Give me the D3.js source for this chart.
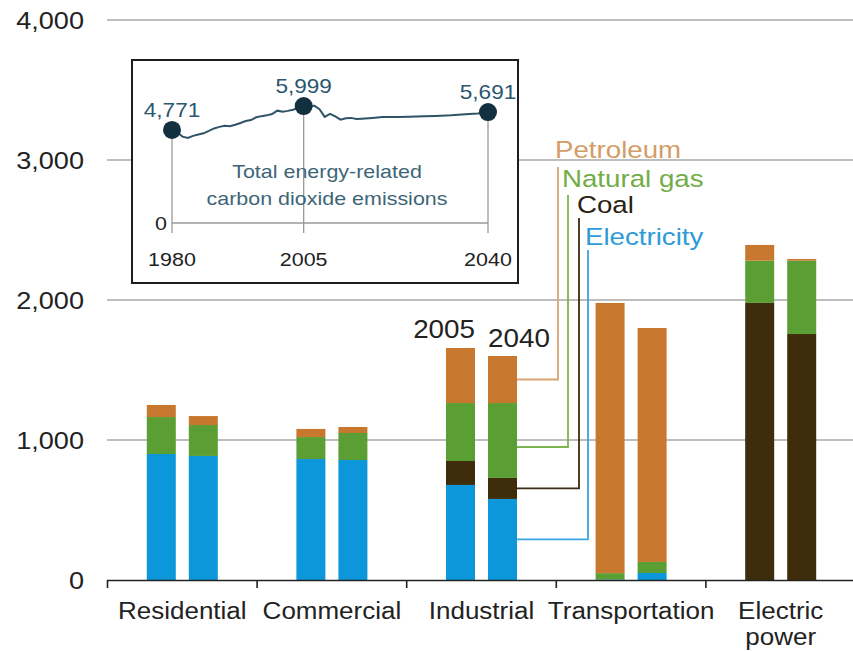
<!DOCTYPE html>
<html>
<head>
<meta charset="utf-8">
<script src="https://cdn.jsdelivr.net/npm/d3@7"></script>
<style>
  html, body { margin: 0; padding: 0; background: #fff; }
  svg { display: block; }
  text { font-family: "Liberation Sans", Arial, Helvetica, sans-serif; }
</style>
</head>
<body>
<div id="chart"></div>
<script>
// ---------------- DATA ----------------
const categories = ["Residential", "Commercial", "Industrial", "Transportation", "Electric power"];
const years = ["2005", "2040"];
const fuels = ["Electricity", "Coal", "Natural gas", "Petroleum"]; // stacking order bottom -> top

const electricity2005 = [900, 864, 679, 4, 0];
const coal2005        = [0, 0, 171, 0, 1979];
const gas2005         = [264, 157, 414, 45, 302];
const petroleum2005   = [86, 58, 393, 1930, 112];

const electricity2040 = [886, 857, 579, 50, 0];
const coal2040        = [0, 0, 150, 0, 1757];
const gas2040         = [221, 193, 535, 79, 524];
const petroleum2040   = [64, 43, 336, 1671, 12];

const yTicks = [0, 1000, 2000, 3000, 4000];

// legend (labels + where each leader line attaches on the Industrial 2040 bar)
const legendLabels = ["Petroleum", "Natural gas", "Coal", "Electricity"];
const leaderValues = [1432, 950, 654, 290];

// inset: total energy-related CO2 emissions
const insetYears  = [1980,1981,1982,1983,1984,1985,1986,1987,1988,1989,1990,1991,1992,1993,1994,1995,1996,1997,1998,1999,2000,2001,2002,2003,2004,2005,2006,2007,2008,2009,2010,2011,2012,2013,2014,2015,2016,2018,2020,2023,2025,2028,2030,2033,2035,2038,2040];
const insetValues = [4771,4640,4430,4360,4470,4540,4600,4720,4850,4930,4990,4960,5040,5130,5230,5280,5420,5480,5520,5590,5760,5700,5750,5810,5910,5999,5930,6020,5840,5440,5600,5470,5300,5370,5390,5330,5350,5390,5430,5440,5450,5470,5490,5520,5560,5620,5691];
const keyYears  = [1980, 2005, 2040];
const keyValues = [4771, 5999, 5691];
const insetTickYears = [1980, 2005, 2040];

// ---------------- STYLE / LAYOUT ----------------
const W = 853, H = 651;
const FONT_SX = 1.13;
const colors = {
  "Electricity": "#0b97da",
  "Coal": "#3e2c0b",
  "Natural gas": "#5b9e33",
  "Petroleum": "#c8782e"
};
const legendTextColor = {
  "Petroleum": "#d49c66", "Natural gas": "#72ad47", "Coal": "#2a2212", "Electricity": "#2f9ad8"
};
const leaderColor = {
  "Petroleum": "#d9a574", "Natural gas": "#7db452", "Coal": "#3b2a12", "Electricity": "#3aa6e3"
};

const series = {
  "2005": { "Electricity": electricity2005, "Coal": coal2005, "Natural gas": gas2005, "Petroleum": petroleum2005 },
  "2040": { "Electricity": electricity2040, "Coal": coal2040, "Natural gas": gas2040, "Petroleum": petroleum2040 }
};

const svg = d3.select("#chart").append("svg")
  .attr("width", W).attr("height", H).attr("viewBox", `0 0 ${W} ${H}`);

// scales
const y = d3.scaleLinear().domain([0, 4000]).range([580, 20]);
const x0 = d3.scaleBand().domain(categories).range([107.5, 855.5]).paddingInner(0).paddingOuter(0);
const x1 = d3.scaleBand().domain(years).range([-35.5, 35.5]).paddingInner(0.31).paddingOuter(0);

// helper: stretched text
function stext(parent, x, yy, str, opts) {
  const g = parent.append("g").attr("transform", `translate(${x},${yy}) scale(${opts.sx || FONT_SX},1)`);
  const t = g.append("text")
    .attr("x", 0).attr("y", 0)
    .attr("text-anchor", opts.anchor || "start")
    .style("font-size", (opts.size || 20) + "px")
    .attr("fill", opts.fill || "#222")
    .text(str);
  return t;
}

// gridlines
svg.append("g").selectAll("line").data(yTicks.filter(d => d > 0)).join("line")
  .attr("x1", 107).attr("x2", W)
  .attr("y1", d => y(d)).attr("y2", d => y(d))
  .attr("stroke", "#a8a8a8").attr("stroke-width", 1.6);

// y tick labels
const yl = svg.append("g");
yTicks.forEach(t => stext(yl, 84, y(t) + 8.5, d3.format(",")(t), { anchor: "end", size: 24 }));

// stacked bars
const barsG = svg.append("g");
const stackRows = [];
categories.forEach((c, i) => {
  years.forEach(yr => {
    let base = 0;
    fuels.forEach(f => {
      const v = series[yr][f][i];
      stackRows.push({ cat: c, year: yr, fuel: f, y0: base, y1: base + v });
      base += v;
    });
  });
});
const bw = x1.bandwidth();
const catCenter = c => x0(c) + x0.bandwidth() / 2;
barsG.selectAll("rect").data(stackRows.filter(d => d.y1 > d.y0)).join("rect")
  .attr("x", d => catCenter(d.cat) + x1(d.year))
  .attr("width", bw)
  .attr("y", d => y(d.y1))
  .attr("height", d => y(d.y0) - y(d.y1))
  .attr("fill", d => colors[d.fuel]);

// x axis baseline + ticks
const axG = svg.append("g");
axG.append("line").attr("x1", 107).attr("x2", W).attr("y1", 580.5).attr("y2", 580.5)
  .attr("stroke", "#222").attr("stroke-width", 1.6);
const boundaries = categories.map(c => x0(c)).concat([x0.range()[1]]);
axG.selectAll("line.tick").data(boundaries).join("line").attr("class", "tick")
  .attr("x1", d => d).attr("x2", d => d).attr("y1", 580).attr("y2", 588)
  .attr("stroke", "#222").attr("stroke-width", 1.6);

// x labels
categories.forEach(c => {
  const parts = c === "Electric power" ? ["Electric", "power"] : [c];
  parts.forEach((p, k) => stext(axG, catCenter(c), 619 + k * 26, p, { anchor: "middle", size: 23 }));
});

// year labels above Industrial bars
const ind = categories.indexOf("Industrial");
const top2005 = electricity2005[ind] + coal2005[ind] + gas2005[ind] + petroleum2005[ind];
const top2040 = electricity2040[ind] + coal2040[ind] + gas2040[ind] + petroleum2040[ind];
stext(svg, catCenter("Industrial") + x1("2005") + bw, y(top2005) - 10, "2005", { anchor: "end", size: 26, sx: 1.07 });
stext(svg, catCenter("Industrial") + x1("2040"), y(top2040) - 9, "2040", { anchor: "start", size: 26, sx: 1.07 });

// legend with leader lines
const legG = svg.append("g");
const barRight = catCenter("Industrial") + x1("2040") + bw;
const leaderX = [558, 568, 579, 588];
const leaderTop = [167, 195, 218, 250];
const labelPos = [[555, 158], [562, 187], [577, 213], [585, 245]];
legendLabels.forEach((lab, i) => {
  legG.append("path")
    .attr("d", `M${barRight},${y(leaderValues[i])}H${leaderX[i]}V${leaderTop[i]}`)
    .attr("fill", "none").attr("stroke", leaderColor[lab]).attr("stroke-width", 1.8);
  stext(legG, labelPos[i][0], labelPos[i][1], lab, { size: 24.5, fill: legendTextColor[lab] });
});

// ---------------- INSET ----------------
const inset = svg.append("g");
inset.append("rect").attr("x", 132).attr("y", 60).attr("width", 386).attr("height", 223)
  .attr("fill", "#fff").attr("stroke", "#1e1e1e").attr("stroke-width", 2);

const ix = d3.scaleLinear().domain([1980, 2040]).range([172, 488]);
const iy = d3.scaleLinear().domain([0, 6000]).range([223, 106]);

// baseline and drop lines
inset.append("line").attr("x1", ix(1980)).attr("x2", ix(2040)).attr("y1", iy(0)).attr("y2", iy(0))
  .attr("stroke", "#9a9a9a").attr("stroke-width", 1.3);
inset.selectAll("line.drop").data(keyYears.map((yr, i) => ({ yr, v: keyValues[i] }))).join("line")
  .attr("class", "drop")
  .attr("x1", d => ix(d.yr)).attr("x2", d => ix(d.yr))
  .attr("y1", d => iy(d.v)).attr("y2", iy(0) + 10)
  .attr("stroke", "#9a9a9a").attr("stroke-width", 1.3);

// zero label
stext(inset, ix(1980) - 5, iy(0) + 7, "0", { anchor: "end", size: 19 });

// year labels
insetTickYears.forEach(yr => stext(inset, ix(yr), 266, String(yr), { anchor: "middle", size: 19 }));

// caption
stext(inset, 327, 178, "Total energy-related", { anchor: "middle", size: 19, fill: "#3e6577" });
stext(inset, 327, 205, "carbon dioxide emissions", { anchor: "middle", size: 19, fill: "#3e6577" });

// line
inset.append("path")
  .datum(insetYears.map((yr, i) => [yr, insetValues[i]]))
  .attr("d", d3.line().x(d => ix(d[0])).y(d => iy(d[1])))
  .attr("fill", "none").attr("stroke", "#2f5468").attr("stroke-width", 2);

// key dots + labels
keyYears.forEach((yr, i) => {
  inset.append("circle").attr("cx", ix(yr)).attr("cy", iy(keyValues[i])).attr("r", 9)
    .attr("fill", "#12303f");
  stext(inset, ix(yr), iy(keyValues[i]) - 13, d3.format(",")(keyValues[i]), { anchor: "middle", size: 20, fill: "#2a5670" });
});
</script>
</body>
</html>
· · · · · · ·
Task requirements
In the material above, find the lines that contain "chart" and show them.

Task response
Give me the D3.js source for this chart.
<div id="chart"></div>
const svg = d3.select("#chart").append("svg")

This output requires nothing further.